--- Information shown ---
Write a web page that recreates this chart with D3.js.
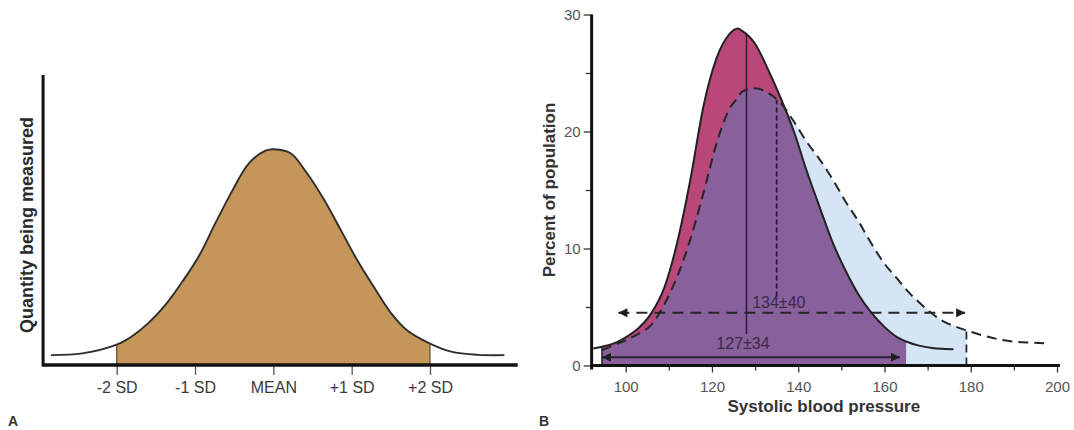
<!DOCTYPE html>
<html>
<head>
    <title>Normal distribution and systolic blood pressure</title>
    <script src="https://d3js.org/d3.v7.min.js"></script>
    <style>
        body {
            margin: 0;
            background: #fff;
            font-family: "Liberation Sans", Arial, sans-serif;
        }
        .tick text { font-family: "Liberation Sans", Arial, sans-serif; }
        .panel-letter { font-size: 14px; font-weight: bold; fill: #333; }
        .axis-title { font-size: 17px; font-weight: bold; fill: #333; }
    </style>
</head>
<body>
    <div id="chart"></div>
    <script>
        // Panel A: bell curve (x in SD units, y in % of axis height)
        const sdTicks = [-2, -1, 0, 1, 2];
        const sdLabels = ['-2 SD', '-1 SD', 'MEAN', '+1 SD', '+2 SD'];
        const aFrameX = [-2.94, 3.12];
        const aX = [-2.84, -2.44, -2.0, -1.80, -1.59, -1.37, -1.16, -0.95, -0.74, -0.52, -0.31, -0.10, 0.01,
                    0.22, 0.43, 0.65, 0.86, 1.07, 1.29, 1.50, 1.71, 2.0, 2.27, 2.61, 2.95];
        const aY = [3.4, 4.0, 7.0, 10.0, 14.6, 21.0, 28.8, 37.6, 48.9, 60.3, 69.6, 73.9, 74.4,
                    73.0, 66.1, 56.9, 46.6, 36.2, 26.6, 18.0, 11.9, 7.4, 4.6, 3.5, 3.4];

        // Panel B: systolic blood pressure distributions
        const bpX = [92.5, 94.5, 98, 100, 103, 106, 109, 112, 115, 118, 121, 124, 126, 127, 130, 133, 136, 139,
                     142, 145, 148, 151, 154, 157, 160, 163, 165, 168, 171, 174, 176, 179, 183, 187, 191, 194, 197];
        const solidPct = [1.45, 1.6, 2.0, 2.4, 3.2, 4.5, 6.7, 10.6, 15.9, 22.1, 26.2, 28.3, 28.8, 28.6, 27.5, 25.3, 22.8, 20.0,
                          16.6, 13.5, 10.5, 8.1, 6.05, 4.5, 3.3, 2.4, 2.05, 1.7, 1.5, 1.42, 1.38, null, null, null, null, null, null];
        const dashedPct = [null, 1.3, 1.85, 2.15, 2.72, 3.5, 5.25, 7.65, 10.8, 14.7, 18.9, 21.9, 22.9, 23.4, 23.7, 23.3, 22.4, 20.85,
                           19.1, 17.6, 15.9, 14.0, 12.3, 10.4, 8.7, 7.4, 6.5, 5.4, 4.45, 3.7, 3.4, 3.0, 2.55, 2.2, 2.0, 1.95, 1.9];
        const bpTicks = [100, 120, 140, 160, 180, 200];
        const bpMinor = [110, 130, 150, 170, 190];
        const pctTicks = [0, 10, 20, 30];
        const pctMinor = [5, 15, 25];
        const bFrameX = [92.1, 200.7];
        const fillStart = 94.5;
        const solidFillEnd = 165;
        const dashedFillEnd = 179;
        const meanMarks = [
            { x: 128, y0: 2.7, y1: 28.3, dashed: false },
            { x: 135, y0: 5.9, y1: 22.7, dashed: true }
        ];
        const rangeArrows = [
            { x0: 98.3, x1: 178.7, y: 4.5, dashed: true },
            { x0: 94.5, x1: 163.6, y: 0.7, dashed: false }
        ];
        const statLabels = [
            { text: '134\u00b140', x: 135.5, y: 4.9 },
            { text: '127\u00b134', x: 127.2, y: 1.4 }
        ];

        const width = 1074;
        const height = 430;

        const svg = d3.select('#chart')
            .append('svg')
            .attr('width', width)
            .attr('height', height);

        const defs = svg.append('defs');
        defs.append('marker')
            .attr('id', 'arrow')
            .attr('viewBox', '0 0 10 10')
            .attr('refX', 10)
            .attr('refY', 5)
            .attr('markerWidth', 10)
            .attr('markerHeight', 9)
            .attr('markerUnits', 'userSpaceOnUse')
            .attr('orient', 'auto-start-reverse')
            .append('path')
            .attr('d', 'M0,0 L10,5 L0,10 Z')
            .attr('fill', '#1e1e1e');

        // ---------- Panel A ----------
        const xA = d3.scaleLinear().domain([-2, 2]).range([116.7, 430]);
        const yA = d3.scaleLinear().domain([0, 100]).range([365, 75]);
        const gA = svg.append('g');

        const ptsA = aX.map((x, i) => ({ x: x, y: aY[i] }));
        const fillPtsA = ptsA.filter(d => d.x >= sdTicks[0] && d.x <= sdTicks[sdTicks.length - 1]);
        const smoothA = d3.curveCatmullRom.alpha(0.5);

        gA.append('path')
            .datum(fillPtsA)
            .attr('fill', '#c4965a')
            .attr('d', d3.area()
                .x(d => xA(d.x))
                .y0(yA(0))
                .y1(d => yA(d.y))
                .curve(smoothA));

        // edges of the shaded band
        gA.selectAll('.edge')
            .data([fillPtsA[0], fillPtsA[fillPtsA.length - 1]])
            .join('line')
            .attr('x1', d => xA(d.x)).attr('x2', d => xA(d.x))
            .attr('y1', yA(0)).attr('y2', d => yA(d.y))
            .attr('stroke', '#5a4a30')
            .attr('stroke-width', 1.2);

        gA.append('path')
            .datum(ptsA)
            .attr('fill', 'none')
            .attr('stroke', '#2e2e2e')
            .attr('stroke-width', 1.9)
            .attr('d', d3.line()
                .x(d => xA(d.x))
                .y(d => yA(d.y))
                .curve(smoothA));

        const axA = gA.append('g')
            .attr('transform', `translate(0,${yA(0)})`)
            .call(d3.axisBottom(xA)
                .tickValues(sdTicks)
                .tickFormat((d, i) => sdLabels[i])
                .tickSize(10)
                .tickSizeOuter(0));
        axA.select('.domain').remove();
        axA.selectAll('line').attr('stroke', '#555').attr('stroke-width', 1.3);
        axA.selectAll('text')
            .attr('y', 28).attr('dy', 0)
            .attr('fill', '#3a3a3a')
            .style('font-size', '16px');

        gA.append('line')
            .attr('x1', xA(aFrameX[0])).attr('x2', xA(aFrameX[1]))
            .attr('y1', yA(0)).attr('y2', yA(0))
            .attr('stroke', '#111').attr('stroke-width', 3.5);
        gA.append('line')
            .attr('x1', xA(aFrameX[0])).attr('x2', xA(aFrameX[0]))
            .attr('y1', yA(0) + 1.5).attr('y2', yA(100))
            .attr('stroke', '#111').attr('stroke-width', 3);

        gA.append('text')
            .attr('transform', `translate(33,${(yA(0) + yA(100)) / 2 + 5}) rotate(-90)`)
            .attr('text-anchor', 'middle')
            .attr('fill', '#2a2a2a')
            .style('font-size', '18px')
            .style('font-weight', '600')
            .text('Quantity being measured');

        gA.append('text')
            .attr('class', 'panel-letter')
            .attr('x', 8).attr('y', 426)
            .text('A');

        // ---------- Panel B ----------
        const xB = d3.scaleLinear().domain([100, 200]).range([625.7, 1057]);
        const yB = d3.scaleLinear().domain([0, 30]).range([365.5, 14.5]);
        const gB = svg.append('g');

        const ptsB = bpX.map((x, i) => ({ x: x, s: solidPct[i], d: dashedPct[i] }));
        const areaB = d3.area()
            .x(d => xB(d.x))
            .y0(yB(0))
            .y1(d => yB(d.v))
            .curve(d3.curveMonotoneX);

        const bluePts = ptsB.filter(p => p.d != null && p.x >= fillStart && p.x <= dashedFillEnd).map(p => ({ x: p.x, v: p.d }));
        const redPts = ptsB.filter(p => p.s != null && p.x >= fillStart && p.x <= solidFillEnd).map(p => ({ x: p.x, v: p.s }));
        const purplePts = ptsB.filter(p => p.s != null && p.d != null && p.x >= fillStart && p.x <= solidFillEnd)
            .map(p => ({ x: p.x, v: Math.min(p.s, p.d) }));

        gB.append('path').datum(bluePts).attr('fill', '#d5e5f5').attr('d', areaB);
        gB.append('path').datum(redPts).attr('fill', '#b9477a').attr('d', areaB);
        gB.append('path').datum(purplePts).attr('fill', '#87609c').attr('d', areaB);

        // left edge of the fills and the dashed cut-off at 180
        gB.append('line')
            .attr('x1', xB(fillStart)).attr('x2', xB(fillStart))
            .attr('y1', yB(0)).attr('y2', yB(redPts[0].v))
            .attr('stroke', '#222').attr('stroke-width', 1.5);
        gB.append('line')
            .attr('x1', xB(dashedFillEnd)).attr('x2', xB(dashedFillEnd))
            .attr('y1', yB(0)).attr('y2', yB(bluePts[bluePts.length - 1].v))
            .attr('stroke', '#2a2a2a').attr('stroke-width', 1.8)
            .attr('stroke-dasharray', '8,5');

        const lineB = d3.line()
            .x(d => xB(d.x))
            .y(d => yB(d.v))
            .curve(d3.curveMonotoneX);

        gB.append('path')
            .datum(ptsB.filter(p => p.s != null).map(p => ({ x: p.x, v: p.s })))
            .attr('fill', 'none')
            .attr('stroke', '#222')
            .attr('stroke-width', 2)
            .attr('d', lineB);

        gB.append('path')
            .datum(ptsB.filter(p => p.d != null).map(p => ({ x: p.x, v: p.d })))
            .attr('fill', 'none')
            .attr('stroke', '#262626')
            .attr('stroke-width', 2)
            .attr('stroke-dasharray', '10,6')
            .attr('d', lineB);

        gB.selectAll('.mean')
            .data(meanMarks)
            .join('line')
            .attr('x1', d => xB(d.x)).attr('x2', d => xB(d.x))
            .attr('y1', d => yB(d.y0)).attr('y2', d => yB(d.y1))
            .attr('stroke', '#2a1c33')
            .attr('stroke-width', d => d.dashed ? 1.8 : 1.5)
            .attr('stroke-dasharray', d => d.dashed ? '5,3' : null);

        gB.selectAll('.range')
            .data(rangeArrows)
            .join('line')
            .attr('x1', d => xB(d.x0)).attr('x2', d => xB(d.x1))
            .attr('y1', d => yB(d.y)).attr('y2', d => yB(d.y))
            .attr('stroke', d => d.dashed ? '#262626' : '#2a1c33')
            .attr('stroke-width', 2)
            .attr('stroke-dasharray', d => d.dashed ? '11,7' : null)
            .attr('marker-start', 'url(#arrow)')
            .attr('marker-end', 'url(#arrow)');

        gB.selectAll('.stat')
            .data(statLabels)
            .join('text')
            .attr('x', d => xB(d.x))
            .attr('y', d => yB(d.y))
            .attr('text-anchor', 'middle')
            .attr('fill', '#3a2a44')
            .style('font-size', '16px')
            .text(d => d.text);

        // axes
        const axBx = gB.append('g')
            .attr('transform', `translate(0,${yB(0)})`)
            .call(d3.axisBottom(xB).tickValues(bpTicks).tickSize(7).tickSizeOuter(0));
        axBx.select('.domain').remove();
        axBx.selectAll('line').attr('stroke', '#333').attr('stroke-width', 1.3);
        axBx.selectAll('text')
            .attr('y', 26.5).attr('dy', 0)
            .attr('fill', '#555')
            .style('font-size', '15px');

        const axBxMinor = gB.append('g')
            .attr('transform', `translate(0,${yB(0)})`)
            .call(d3.axisBottom(xB).tickValues(bpMinor).tickSize(5).tickFormat(''));
        axBxMinor.select('.domain').remove();
        axBxMinor.selectAll('line').attr('stroke', '#333').attr('stroke-width', 1.3);

        const axBy = gB.append('g')
            .attr('transform', `translate(${xB(bFrameX[0])},0)`)
            .call(d3.axisLeft(yB).tickValues(pctTicks).tickSize(8).tickPadding(3).tickSizeOuter(0));
        axBy.select('.domain').remove();
        axBy.selectAll('line').attr('stroke', '#333').attr('stroke-width', 1.3);
        axBy.selectAll('text')
            .attr('fill', '#555')
            .style('font-size', '15px');

        const axByMinor = gB.append('g')
            .attr('transform', `translate(${xB(bFrameX[0])},0)`)
            .call(d3.axisLeft(yB).tickValues(pctMinor).tickSize(6).tickFormat(''));
        axByMinor.select('.domain').remove();
        axByMinor.selectAll('line').attr('stroke', '#333').attr('stroke-width', 1.3);

        gB.append('line')
            .attr('x1', xB(bFrameX[0]) - 1.5).attr('x2', xB(bFrameX[1]))
            .attr('y1', yB(0)).attr('y2', yB(0))
            .attr('stroke', '#111').attr('stroke-width', 3);
        gB.append('line')
            .attr('x1', xB(bFrameX[0])).attr('x2', xB(bFrameX[0]))
            .attr('y1', yB(0) + 4).attr('y2', yB(30))
            .attr('stroke', '#111').attr('stroke-width', 3);

        gB.append('text')
            .attr('class', 'axis-title')
            .attr('x', xB((bFrameX[0] + bFrameX[1]) / 2) - 2)
            .attr('y', 412)
            .attr('text-anchor', 'middle')
            .text('Systolic blood pressure');

        gB.append('text')
            .attr('class', 'axis-title')
            .attr('transform', `translate(555,${(yB(0) + yB(30)) / 2}) rotate(-90)`)
            .attr('text-anchor', 'middle')
            .text('Percent of population');

        gB.append('text')
            .attr('class', 'panel-letter')
            .attr('x', 539).attr('y', 426)
            .text('B');
    </script>
</body>
</html>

--- What is expected ---
Repeat the listing above exactly from its first line to the line containing "4.6, 3.5, 3.4];", both included, and omit the pictures.

--- Solution for this exercise ---
Write a web page that recreates this chart with D3.js.
<!DOCTYPE html>
<html>
<head>
    <title>Normal distribution and systolic blood pressure</title>
    <script src="https://d3js.org/d3.v7.min.js"></script>
    <style>
        body {
            margin: 0;
            background: #fff;
            font-family: "Liberation Sans", Arial, sans-serif;
        }
        .tick text { font-family: "Liberation Sans", Arial, sans-serif; }
        .panel-letter { font-size: 14px; font-weight: bold; fill: #333; }
        .axis-title { font-size: 17px; font-weight: bold; fill: #333; }
    </style>
</head>
<body>
    <div id="chart"></div>
    <script>
        // Panel A: bell curve (x in SD units, y in % of axis height)
        const sdTicks = [-2, -1, 0, 1, 2];
        const sdLabels = ['-2 SD', '-1 SD', 'MEAN', '+1 SD', '+2 SD'];
        const aFrameX = [-2.94, 3.12];
        const aX = [-2.84, -2.44, -2.0, -1.80, -1.59, -1.37, -1.16, -0.95, -0.74, -0.52, -0.31, -0.10, 0.01,
                    0.22, 0.43, 0.65, 0.86, 1.07, 1.29, 1.50, 1.71, 2.0, 2.27, 2.61, 2.95];
        const aY = [3.4, 4.0, 7.0, 10.0, 14.6, 21.0, 28.8, 37.6, 48.9, 60.3, 69.6, 73.9, 74.4,
                    73.0, 66.1, 56.9, 46.6, 36.2, 26.6, 18.0, 11.9, 7.4, 4.6, 3.5, 3.4];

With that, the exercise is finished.